2 people standing at table working on panoramic photos with woman walking carrying box in background

The Smithsonian Institution Archives cares for many different materials, from paper documents and photographs, to audio and video recordings and film. In addition, born digital holdings such as email, websites, social media, and other items such as exhibit CAD drawings can also be found in our collections (see more at Digital Curation). Both analog and digital holdings require preservation strategies for stabilization and for access to their original form for as long as possible. Every staff member at the Archives takes responsibility for the preservation of collections, but the Preservation Team creates and implements policies and standards for the care of our physical collections.

Preservation at the Archives seeks to prolong the life expectancy of our collections through activities that directly address known agents of deterioration; physical force, theft and vandalism, fire, water, pests, pollutants, light, incorrect temperature and relative humidity, and custodial neglect. The Archives has developed a holistic approach to caring for our collections by following six preservation principles as outlined below. 

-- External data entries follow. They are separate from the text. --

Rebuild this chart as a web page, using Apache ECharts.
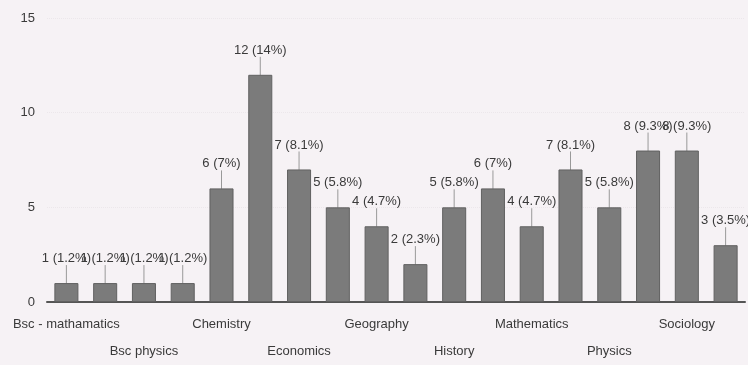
<!DOCTYPE html>
<html>
<head>
<meta charset="utf-8">
<script src="https://cdn.jsdelivr.net/npm/echarts@6/dist/echarts.min.js"></script>
<style>
  html, body { margin: 0; padding: 0; background: #f6f2f5; }
  #chart { width: 748px; height: 365px; }
</style>
</head>
<body>
<div id="chart"></div>
<script>
// only every second category name is printed in the reference; the others are guesses
let categories = ['Bsc - mathamatics', 'Bsc chemistry', 'Bsc physics', 'Bsc zoology', 'Chemistry', 'Commerce',
  'Economics', 'English', 'Geography', 'Hindi', 'History', 'Malayalam', 'Mathematics', 'Philosophy',
  'Physics', 'Political science', 'Sociology', 'Statistics']
let counts = [1, 1, 1, 1, 6, 12, 7, 5, 4, 2, 5, 6, 4, 7, 5, 8, 8, 3]
let yTicks = [0, 5, 10, 15]

let total = counts.reduce((a, b) => a + b, 0)
let font = '"Liberation Sans Narrow", "Liberation Sans", Arial, sans-serif'
let txt = '#3a3a3a'

let chart = echarts.init(document.getElementById('chart'))
chart.setOption({
  backgroundColor: '#f6f2f5',
  animation: false,
  grid: { left: 47, right: 3, top: 18, bottom: 63 },
  xAxis: [
    {
      type: 'category',
      data: categories,
      axisTick: { show: false },
      axisLine: { lineStyle: { color: '#555', width: 2 } },
      axisLabel: {
        interval: i => i % 4 === 0,
        showMinLabel: true,
        color: txt, fontFamily: font, fontSize: 13, margin: 16
      }
    },
    {
      // second row of labels
      type: 'category',
      data: categories,
      position: 'bottom',
      offset: 27,
      axisTick: { show: false },
      axisLine: { show: false },
      axisLabel: {
        interval: i => i % 4 === 2,
        color: txt, fontFamily: font, fontSize: 13, margin: 16
      }
    }
  ],
  yAxis: {
    type: 'value',
    min: yTicks[0],
    max: yTicks[yTicks.length - 1],
    interval: 5,
    axisLine: { show: false },
    axisTick: { show: false },
    axisLabel: { color: txt, fontFamily: font, fontSize: 13, margin: 12 },
    splitLine: { lineStyle: { color: '#ece7eb', type: 'dotted' } }
  },
  series: [{
    type: 'bar',
    data: counts,
    barWidth: '62%',
    itemStyle: { color: '#7b7b7b', borderColor: '#616161', borderWidth: 1 },
    label: {
      show: true,
      position: 'top',
      distance: 2,
      color: txt,
      fontFamily: font,
      fontSize: 13,
      formatter: p => p.value + ' (' + parseFloat((p.value / total * 100).toFixed(1)) + '%)'
    },
    labelLayout: { dy: -16 },
    labelLine: { show: true, lineStyle: { color: '#999', width: 1 } }
  }]
})
</script>
</body>
</html>
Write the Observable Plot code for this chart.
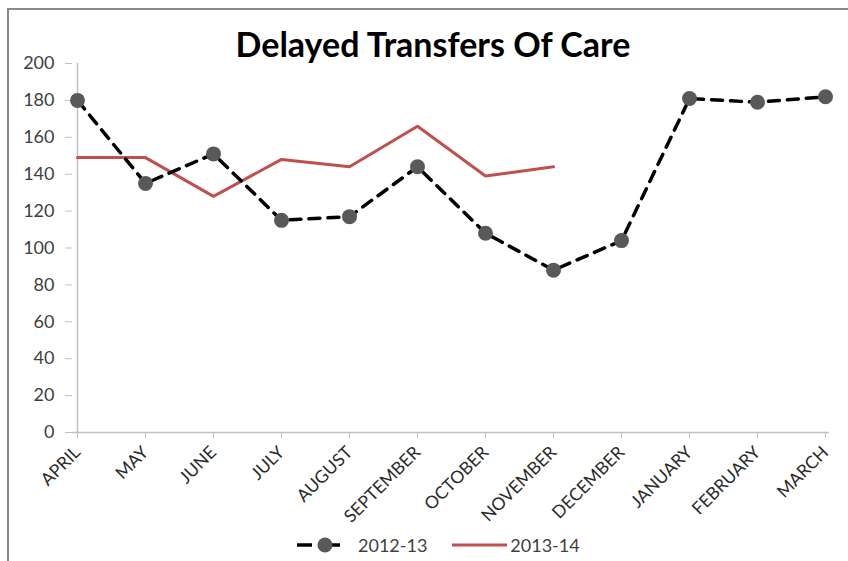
<!DOCTYPE html>
<html>
<head>
<meta charset="utf-8">
<script src="https://cdn.jsdelivr.net/npm/d3@7"></script>
<script src="https://cdn.jsdelivr.net/npm/@observablehq/plot@0.6"></script>
<style>
  html, body { margin: 0; padding: 0; background: #fff; }
  #wrap { position: relative; width: 848px; height: 561px; overflow: hidden; font-family: Lato, "Open Sans", sans-serif; }
  #frame { position: absolute; left: 7px; top: 8px; width: 900px; height: 600px; border-left: 2px solid #8a8a8a; border-top: 2px solid #8a8a8a; pointer-events: none; }
  #title { position: absolute; left: 0; top: 24px; width: 866px; text-align: center; font-weight: 700; font-size: 34px; line-height: 40px; color: #000; }
  #chart { position: absolute; left: 0; top: 44px; }
  #legend { position: absolute; left: 297px; top: 533px; height: 24px; display: flex; align-items: center; font-size: 18px; color: #404040; }
  #legend .item { display: flex; align-items: center; }
  #legend svg { display: block; }
</style>
</head>
<body>
<div id="wrap">
  <div id="frame"></div>
  <div id="title">Delayed Transfers Of Care</div>
  <div id="chart"></div>
  <div id="legend"></div>
</div>
<script>
const months = ["APRIL","MAY","JUNE","JULY","AUGUST","SEPTEMBER","OCTOBER","NOVEMBER","DECEMBER","JANUARY","FEBRUARY","MARCH"];
const series2012 = [180, 135, 151, 115, 117, 144, 108, 88, 104, 181, 179, 182];
const series2013 = [149, 149, 128, 148, 144, 166, 139, 144];
const yTicks = [0, 20, 40, 60, 80, 100, 120, 140, 160, 180, 200];
const seriesNames = ["2012-13", "2013-14"];

const d2012 = months.map((m, i) => ({month: m, value: series2012[i]}));
const d2013 = series2013.map((v, i) => ({month: months[i], value: v}));

const chart = Plot.plot({
  width: 848,
  height: 486,
  marginLeft: 72,
  marginRight: 19,
  marginTop: 19,
  marginBottom: 98,
  style: {fontFamily: "Lato, 'Open Sans', sans-serif", color: "#404040", background: "transparent"},
  x: {type: "point", domain: months, range: [72, 829], padding: 0},
  y: {domain: [0, 200], range: [388, 19]},
  marks: [
    Plot.ruleX([months[0]], {stroke: "#c0c0c0", strokeWidth: 1.5}),
    Plot.ruleY([0], {stroke: "#c0c0c0", strokeWidth: 1.5}),
    Plot.axisY({ticks: yTicks, tickSize: 7, tickPadding: 11, stroke: "#c0c0c0", fontSize: 18, fill: "#404040", label: null}),
    Plot.axisX({tickSize: 6, tickRotate: -45, tickPadding: 11, stroke: "#c0c0c0", fontSize: 17.5, fill: "#2a2a2a", label: null}),
    Plot.line(d2013, {x: "month", y: "value", stroke: "#c0504d", strokeWidth: 3}),
    Plot.line(d2012, {x: "month", y: "value", stroke: "#000", strokeWidth: 3.5, strokeDasharray: "11,8"}),
    Plot.dot(d2012, {x: "month", y: "value", r: 7.5, fill: "#595959", stroke: "none"})
  ]
});
document.getElementById("chart").appendChild(chart);

const legend = document.getElementById("legend");
legend.innerHTML = `
  <div class="item">
    <svg width="43" height="16"><line x1="0" y1="8" x2="15" y2="8" stroke="#000" stroke-width="3.5"/><line x1="32" y1="8" x2="43" y2="8" stroke="#000" stroke-width="3.5"/><circle cx="28" cy="8" r="7.5" fill="#595959"/></svg>
    <span style="margin-left:18px">${seriesNames[0]}</span>
  </div>
  <div class="item" style="margin-left:25px">
    <svg width="55" height="16"><line x1="0" y1="8" x2="55" y2="8" stroke="#c0504d" stroke-width="3"/></svg>
    <span style="margin-left:3px">${seriesNames[1]}</span>
  </div>`;
</script>
</body>
</html>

  • Preservation Management: Evaluating risks, conducting assessments, and developing policies to create and maintain a long-term preservation plan.
  • Environment: Selecting and maintaining an appropriate and sustainable climate that prolongs the lifespan of collections.
  • Storage and Handling: Utilizing best practices for storage enclosures that reduce handling and stabilize deteriorated materials in order to facilitate access to researchers.
  • Reformatting: Creating duplicate copies of collections, for both preservation and access, to balance providing access to content while ensuring stability of original collections.
  • Emergency Preparedness: Planning for potential emergency situations that could pose risks to collection safety. 
  • Conservation: Examining, documenting, researching, and treating objects to improve the long-term stability of collections.